I am guessing if you still don't know who he is, you could boil it down to this:
He used his mind, and his passion for solving problems, to save lives on a grand scale. He did it through science
More than politicians, more than bureaucrats, more than the environmentalists or the so called peace activists, he saved hundreds of millions of lives, mostly in developing countries. More than he did, or he did, or this organisation or that organisation.
As the Daily Telegraph obituary today says:
"Perhaps more than anyone else, he was responsible for the fact that throughout the postwar era, except in sub-Saharan Africa, global food production has expanded faster than the human population, averting the mass starvations that were once widely predicted.
But Borlaug’s “Green Revolution” was not “green” in the modern sense. High yields demanded artificial fertiliser, chemical pesticides and new soil technology. As a result of this he was vilified by many in the environmental movement in the securely affluent West, some of whom argued that higher food production sustains more people and thus poses a threat to the natural environment."You see he is a hero in India, where he banished mass famine to history, by developing "dwarf wheat" which was hardy and high yield:
"By 1968 Pakistan was self-sufficient in wheat production; India followed a few years later. Since the 1960s, food production in both countries has outpaced the rate of population growth and, in the mid 1980s, India even became a net exporter. In 1968, the administrator for the US Agency for International Development (USAID) wrote in his annual report that the phenomenal improvement in food production in the subcontinent looked like "a Green Revolution" – which was how it came to be known. "
He did the same in China, but in Africa he faced opposition. Why?
" Notwithstanding the fact that Borlaug's initial efforts in a few African nations yielded the same rapid increases in food production as did his efforts on the Indian subcontinent, environmental lobbyists persuaded Borlaug's backers in the Ford Foundation and the World Bank to back off from most African agriculture projects."
Yes, you see those people, those very groups who claim to give so much of a damn about the air, the water, the environment, don't give damn all about people. The new religion of our times - environmentalism would be put up against the science, the productivity and how Borlaug could save lives - and the earth worshippers would win.
That is why the Greens or Greenpeace, or other supercilious anti-reason worshippers of the planet over humanity wont cheer him on. No. A man of science, not a man of superstition treated appallingly because he didn't fit into the trend. He damned subsidies for agriculture in developed countries whilst obesity was the growing problem.
However, he did get much recognition. The American Medal of Freedom in 1977 and umpteen honorary doctorates, he was known in his field, and well known in some countries, if not the fickle ephemeral image worshipping developed world. Many more people are alive today because of him. Perhaps, that is why the environmental movement are cold towards him?
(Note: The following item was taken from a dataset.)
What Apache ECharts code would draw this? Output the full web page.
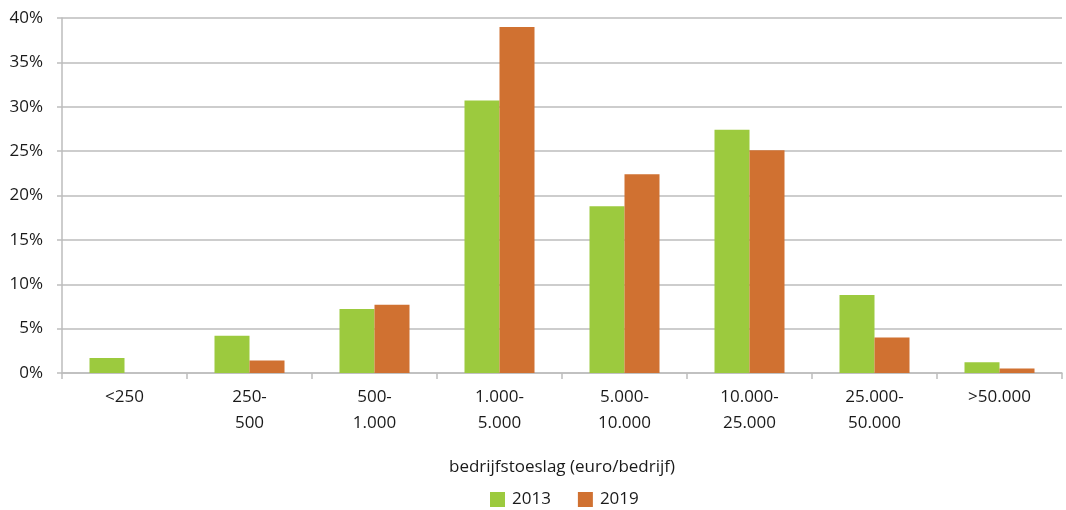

Not PC has done a superb post about Borlaug whose death I heard of from the BBC World Service - which gave an extended report on his achievements. Something I gather the NZ media, so dismissive of the blogosphere, couldn't. However, I am sure if virtually all NZ reporters and journalists were asked who he was, they wouldn't know.
So it's worth saying now how I share PC's disgust, that TVNZ does not have anything about him on its "news" website, neither does the NZ Herald or Stuff. TV3 did of course, to its credit.
So just think next time the mainstream media (bar TV3) criticise the blogosphere for not being "real journalism", ask yourself how many of these onanistic "copy a government press release" monkeys can hold down a sustainable debate on anything of substance that doesn't involve celebrity gossip, political scuttlebutt or sport?
UPDATE: WSJ has one of the best statements yet on Borlaug
"Today, famines—whether in Zimbabwe, Darfur or North Korea—are politically induced events, not true natural disasters.
In later life, Borlaug was criticized by self-described "greens" whose hostility to technology put them athwart the revolution he had set in motion. Borlaug fired back, warning in these pages that fear-mongering by environmental extremists against synthetic pesticides, inorganic fertilizers and genetically modified foods would again put millions at risk of starvation while damaging the very biodiversity those extremists claimed to protect. In saving so many, Borlaug showed that a genuine green movement doesn't pit man against the Earth, but rather applies human intelligence to exploit the Earth's resources to improve life for everyone."Ask yourself whether those that call themselves Green are of the former or latter category in that sentence.